The DeWolf Heritage Festival Map is a critical artwork exploring format as both tool and weapon ─ in this case, the cheerful festival map, typically associated with leisure, family fun, and regional pride. This format is reappropriated to interrogate the legacy of the transatlantic slave trade, with a specific focus on the DeWolf family of Bristol, Rhode Island ─ one of the most prolific slave-trading dynasties in American history, rooted not in the South, but in the North.
The DeWolfs were responsible for over 80 slaving voyages between 1769 and 1820, transporting more than 10,000 Africans to the Americas. Their ships, including the notorious Sally, made repeated crossings of the Middle Passage, exchanging rum and goods for human lives. The family’s wealth helped fund banks, churches, and cultural institutions that still exist today.
In this map, the enslaved are not shown.
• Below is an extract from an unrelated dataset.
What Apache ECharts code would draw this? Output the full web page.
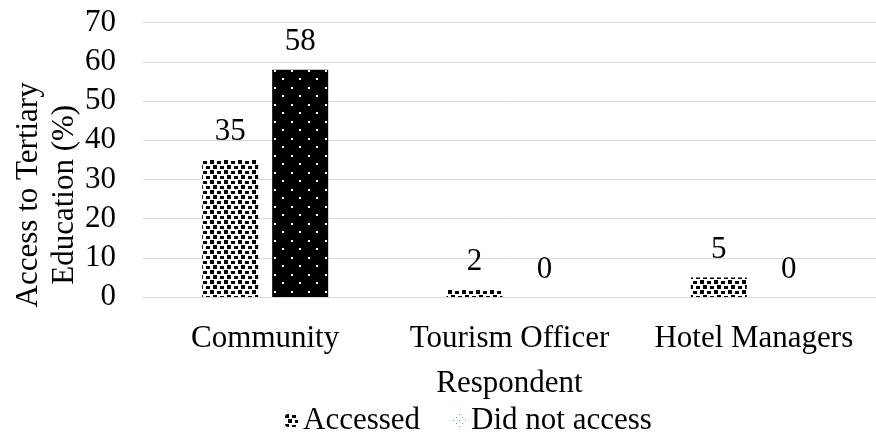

Their absence is not accidental ─ it mirrors the deliberate omissions of the past. In much of the historical documentation produced by slave traders, enslaved individuals were listed as cargo, not people. They were counted, priced, and insured like barrels of sugar or bolts of cloth. Their lives did not matter. Auction stands are marked here, as are stately homes and waterfront docks ─ but the human suffering that enabled them remains hidden.
The legacy of the DeWolf family has itself been publicly questioned by descendants. In Traces of the Trade, a 2008 documentary and memoir by Katrina Browne ─ a DeWolf descendant ─ family members retrace the triangle trade and confront the uncomfortable truth of their inherited history. Notably, most of the wealth generated by the trade did not endure; those who bear the name today did not necessarily inherit privilege, but they did inherit a legacy. That legacy, like the map, is unevenly distributed, filled with gaps, absences, and uncomfortable truths.
The installation format is crucial to the piece. The printed map is folded and placed casually on a camping-style festival chair, positioned atop a one-meter square of artificial grass. This gesture references contemporary festival culture, evoking picnics, open-air music, and curated “heritage” experiences. By couching atrocity in the language of leisure, the work asks: What is remembered, what is omitted, and what happens when we allow marketing formats to shape historical memory?

The DeWolf Heritage Festival Map questions not just history, but how history is sold ─ and who gets to do the selling. It invites the viewer to unfold a version of the past that was never meant to be seen.